James Patterson is a well known writer of thrillers, and many times on the NY Times and other best seller lists. This time he has teamed up with a surprise co-author. Bill Clinton! (Yes, that William Jefferson Clinton). I do not recall other previous presidents writing thrillers, but in any case, this one is a corker! I could not put it down, even though it weighs in at well over 500 pages.

Here is the brief summary of the novel on Amazon—–

“The President Is Missing confronts a threat so huge that it jeopardizes not just Pennsylvania Avenue and Wall Street, but all of America. Uncertainty and fear grip the nation. There are whispers of cyber-terror and espionage and a traitor in the Cabinet.
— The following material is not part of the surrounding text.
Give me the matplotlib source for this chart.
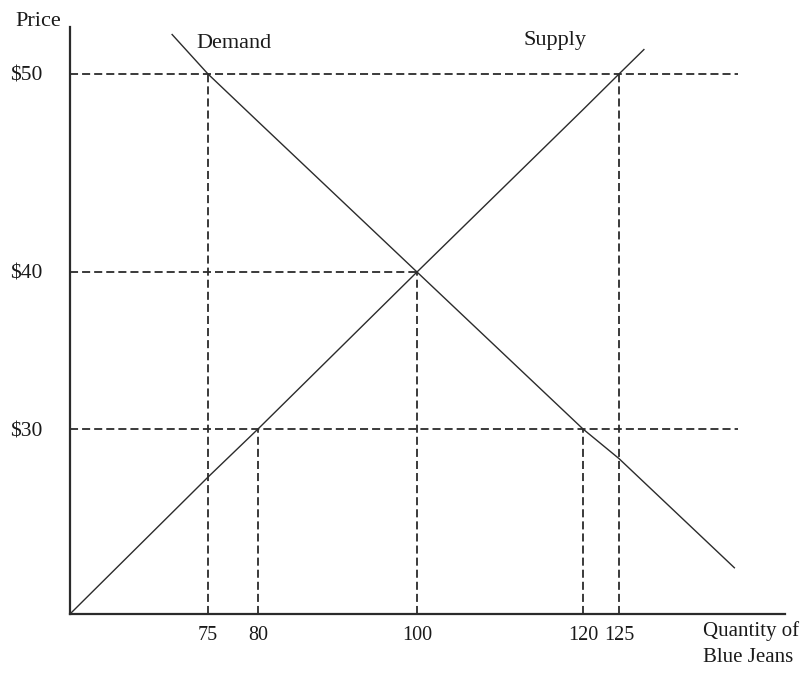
import numpy as np
import matplotlib
matplotlib.use("Agg")
import matplotlib.pyplot as plt

# labelled quantities / prices on the axes
quantity_ticks = [75, 80, 100, 120, 125]
price_ticks = [30, 40, 50]
price_labels = ["$30", "$40", "$50"]

# supply and demand at each labelled quantity (plus line ends)
supply_q = [60, 75, 80, 100, 120, 125, 128]
supply_p = [20, 27.4, 30, 40, 48.2, 50, 51.3]
demand_q = [71.1, 75, 80, 100, 120, 125, 138.9]
demand_p = [52.1, 50, 47.6, 40, 30, 28.4, 22.5]

# dashed guide lines
hline_p = [50, 40, 30]
hline_q_end = [139.3, 100, 139.3]
vline_q = [75, 80, 100, 120, 125]
vline_p_end = [50, 30, 40, 30, 50]

# the sketch is not drawn to scale: piecewise mapping value -> position along axis
x_knot_val = [0, 60, 75, 80, 100, 120, 125, 145, 300]
x_knot_pos = [-552, 0, 138, 188, 347, 513, 549, 715, 2001]
y_knot_val = [0, 20, 30, 40, 50, 52.5, 100]
y_knot_pos = [-370, 0, 185, 342, 540, 587, 1480]


def fwd_x(v):
    return np.interp(v, x_knot_val, x_knot_pos)


def inv_x(v):
    return np.interp(v, x_knot_pos, x_knot_val)


def fwd_y(v):
    return np.interp(v, y_knot_val, y_knot_pos)


def inv_y(v):
    return np.interp(v, y_knot_pos, y_knot_val)


plt.rcParams["font.family"] = ["Liberation Serif", "DejaVu Serif"]
plt.rcParams["lines.scale_dashes"] = False

ink = "#2b2b2b"
txt = "#1a1a1a"
dash = (0, (5.8, 2.9))

fig = plt.figure(figsize=(8.12, 6.79), dpi=100)
ax = fig.add_axes([70 / 812, 65 / 679, 715 / 812, 587 / 679])
ax.set_xscale("function", functions=(fwd_x, inv_x))
ax.set_yscale("function", functions=(fwd_y, inv_y))
ax.set_xlim(60, 145)
ax.set_ylim(20, 52.5)

# guide lines
ax.hlines(hline_p, 60, hline_q_end, colors=ink, linestyles=dash, linewidth=1.3)
ax.vlines(vline_q, 20, vline_p_end, colors=ink, linestyles=dash, linewidth=1.3)

# curves
ax.plot(supply_q, supply_p, color=ink, linewidth=1.0, clip_on=False)
ax.plot(demand_q, demand_p, color=ink, linewidth=1.0, clip_on=False)

ax.set_xticks(quantity_ticks)
ax.set_xticklabels([str(q) for q in quantity_ticks])
ax.set_yticks(price_ticks)
ax.set_yticklabels(price_labels)
ax.minorticks_off()
ax.tick_params(axis="x", length=0, pad=9, labelsize=14.5, colors=txt)
ax.tick_params(axis="y", length=0, pad=20, labelsize=15.5, colors=txt)

for side in ["top", "right"]:
    ax.spines[side].set_visible(False)
for side in ["left", "bottom"]:
    ax.spines[side].set_linewidth(1.6)
    ax.spines[side].set_color(ink)

fig.text(38 / 812, 1 - 22 / 679, "Price", ha="center", va="center", fontsize=16, color=txt)
fig.text(196 / 812, 1 - 44 / 679, "Demand", ha="left", va="center", fontsize=16, color=txt)
fig.text(524 / 812, 1 - 40 / 679, "Supply", ha="left", va="center", fontsize=16, color=txt)
fig.text(703 / 812, 1 - 644 / 679, "Quantity of\nBlue Jeans", ha="left", va="center",
         multialignment="left", fontsize=15, linespacing=1.55, color=txt)

fig.savefig("out.png", dpi=100, facecolor="white")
Even the President himself becomes a suspect, and then he disappears from public view . . .

Set over the course of three days, The President Is Missing sheds a stunning light upon the inner workings and vulnerabilities of our nation. Filled with information that only a former Commander-in-Chief could know, this is the most authentic, terrifying novel to come along in many years.”
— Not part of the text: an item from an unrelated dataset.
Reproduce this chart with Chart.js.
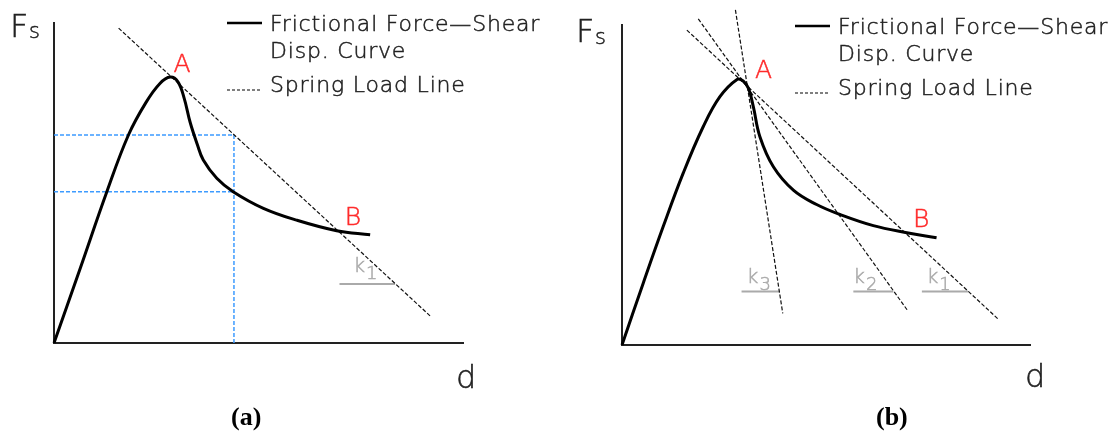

Cyber-terrorism is all too real these days, including Russia’s obvious meddling in our last Presidential election, but this is far from just a novel for geeks and hackers. It deals with some of the most profound signs of moral deterioration in our culture. For example, consider this passage….
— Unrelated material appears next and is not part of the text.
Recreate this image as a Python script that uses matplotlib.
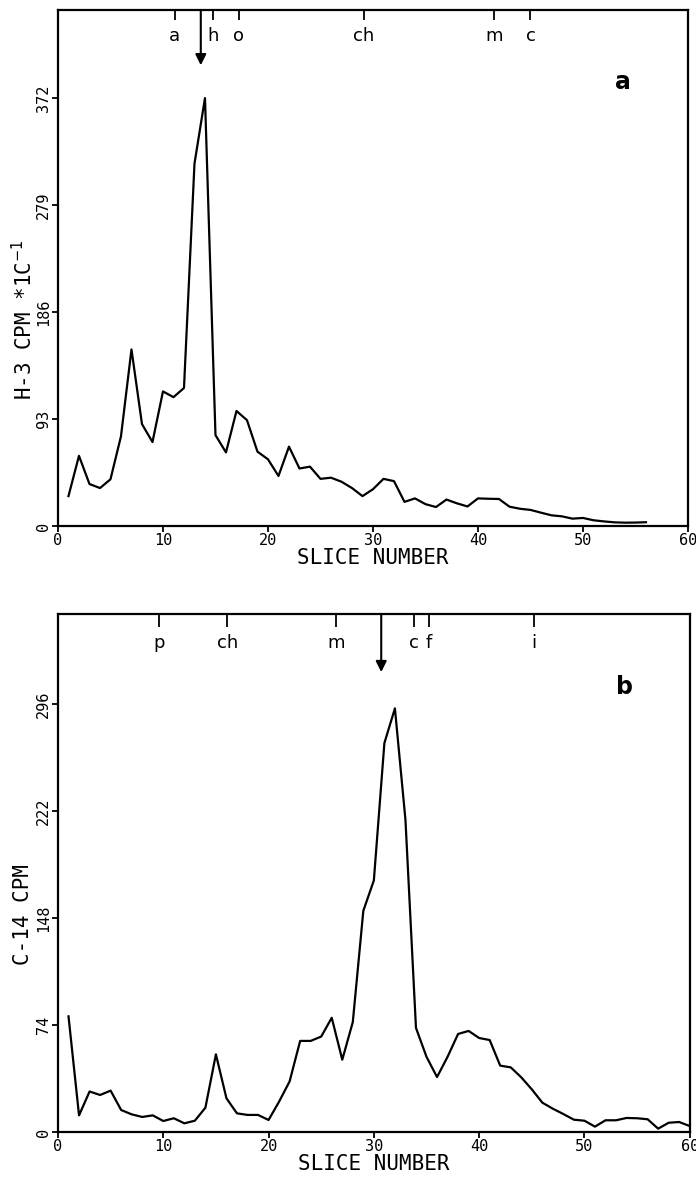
import numpy as np
import matplotlib
matplotlib.use("Agg")
import matplotlib.pyplot as plt

# ---------------- data ----------------
slices_a = list(range(1, 57))
h3_cpm = [26, 61, 36.5, 33, 40.6, 78, 153.5, 88.6, 73, 117,
          112, 120, 315, 372, 79, 64, 100, 92, 64.6, 58,
          43.5, 69, 50, 51.6, 41, 42, 38.5, 33, 26, 32,
          41, 39, 21, 24, 19, 16.5, 23, 19.7, 17, 24,
          23.7, 23.5, 16.8, 15, 14, 11.6, 9.3, 8.4, 6.4, 7,
          5, 4, 3.2, 2.9, 3, 3.3]

slices_b = list(range(1, 61))
c14_cpm = [80, 11.5, 28, 25.6, 28.6, 15.2, 12.2, 10.4, 11.5, 7.6,
           9.5, 6, 7.8, 16.8, 53.7, 23.3, 12.9, 11.8, 11.8, 8.3,
           21, 35, 63, 63, 66, 79, 50, 76, 153, 174,
           269, 293, 216, 72, 52, 38, 52, 67.8, 69.9, 65,
           63.6, 45.9, 44.7, 37.8, 29.5, 20.3, 16.1, 12.4, 8.5, 7.8,
           3.7, 8.1, 8.1, 9.7, 9.5, 8.8, 2.3, 6.4, 6.9, 4.1]

xticks = [0, 10, 20, 30, 40, 50, 60]
yticks_a = [0, 93, 186, 279, 372]
yticks_b = [0, 74, 148, 222, 296]

markers_a = ['a', 'h', 'o', 'ch', 'm', 'c']
marker_pos_a = [11.1, 14.8, 17.2, 29.1, 41.5, 45.0]
arrow_a = 13.6

markers_b = ['p', 'ch', 'm', 'c', 'f', 'i']
marker_pos_b = [9.6, 16.1, 26.4, 33.8, 35.2, 45.2]
arrow_b = 30.7

# ---------------- figure ----------------
fig = plt.figure(figsize=(6.96, 11.81), dpi=100)
ax_a = fig.add_axes([0.0833, 0.5546, 0.9052, 0.4369])
ax_b = fig.add_axes([0.0833, 0.0415, 0.9077, 0.4385])

mono = 'DejaVu Sans Mono'
sans = 'DejaVu Sans'


def style(ax, yticks, ymax, ylabel, ylabel_y, markers, mpos, arrow_x,
          tick_top, label_y, arrow_tip, letter):
    ax.set_xlim(0, 60)
    ax.set_ylim(0, ymax)
    for s in ax.spines.values():
        s.set_linewidth(1.6)
    ax.set_xticks(xticks)
    ax.set_xticklabels([str(t) for t in xticks], family=mono, fontsize=11)
    ax.set_yticks(yticks)
    ax.set_yticklabels([str(t) for t in yticks], family=mono, fontsize=11,
                       rotation=90, va='center')
    ax.tick_params(direction='out', length=4, width=1.3, pad=1)
    ax.set_xlabel('SLICE NUMBER', family=mono, fontsize=15, labelpad=0)
    ax.text(-0.055, ylabel_y, ylabel, transform=ax.transAxes, rotation=90,
            ha='center', va='center', family=mono, fontsize=15)
    tr = ax.get_xaxis_transform()
    ax.vlines(mpos, tick_top, 1.0, transform=tr, color='black', lw=1.3)
    for lab, xp in zip(markers, mpos):
        ax.text(xp, label_y, lab, transform=tr, ha='center', va='center',
                family=sans, fontsize=13)
    ax.annotate('', xy=(arrow_x, arrow_tip), xycoords=tr,
                xytext=(arrow_x, 1.0), textcoords=tr,
                arrowprops=dict(arrowstyle='-|>', color='black', lw=1.5,
                                mutation_scale=16, shrinkA=0, shrinkB=0))
    ax.text(0.897, 0.86, letter, transform=ax.transAxes, ha='center',
            va='center', family=sans, fontsize=17, fontweight='bold')


ax_a.plot(slices_a, h3_cpm, color='black', lw=1.6)
style(ax_a, yticks_a, 448.5, 'H-3 CPM *1C$^{-1}$', 0.40,
      markers_a, marker_pos_a, arrow_a, 0.981, 0.950, 0.893, 'a')

ax_b.plot(slices_b, c14_cpm, color='black', lw=1.6)
style(ax_b, yticks_b, 358.2, 'C-14 CPM', 0.42,
      markers_b, marker_pos_b, arrow_b, 0.975, 0.944, 0.888, 'b')

fig.savefig('out.png', dpi=100)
“Participation in our democracy seems to be driven by the instant-gratification worlds of Twitter, Snapchat, Facebook, and the 24 hour news cycle. We’re using modern technology to revert to primitive kinds of human relations. The media knows what sells– conflict and division. It’s also quick and easy. All too often, anger works better than answers; resentment better than reason; emotion trumps evidence. A sanctimonious sneering one-liner, no matter how bogus, is seen as straight talk, while a calm, well-argued response is seen as canned and phony. It reminds me of the old political joke: ‘Why do you take such an instant dislike to people? It saves time.’

“What happened to factual, down the middle reporting? That’s hard to define anymore, as the line between fact and fiction, between truth and lies, gets murkier every day.

“We cannot survive without a free press, dedicated to preserving that fine line and secure enough to follow the facts where they lead. But the current environment imposes serious pressures on our journalists, at least those who cover politics, to do just the reverse– to exercise their own power and to, in the words of one wise columnist, ‘abnormalize’ all politicians, even honest, able ones, often because of relatively insignificant issues.

“Scholars call this false equivalency. It means that when you find a mountain to expose in one person or party, you have to pick a molehill on the other side and make it into a mountain to avoid being accused of bias. The built-up molehills also have large benefits: increased coverage on the evening news, millions of retweets, and more talk-show fodder. When the mountains and the molehills all look the same, campaigns and governments devote too little time and energy debating the issues that matter most to our people. Even when we try to do that, we’re often drowned up by the passion of the day.

There’s a real cost to this. It breeds more frustration, polarization, paralysis, bad decisions and missed opportunities. But with no incentive to actually accomplish something, more and more politicians just go with the flow, fanning the flames of anger and resentment, when they should be acting as the fire brigade. Everybody knows its wrong, but the immediate rewards are so great, we stagger on, just assuming that our Constitution, our public institutions, and the rule of law can endure each new assault without doing permanent damage to our freedoms and way of life.” (pp. 59-60). These are the words of President Duncan of North Carolina, and I could not have said it better myself. Our country is in a bad place. The question is— will we do something about it, rather than simply continuing to exacerbate our growing polarization?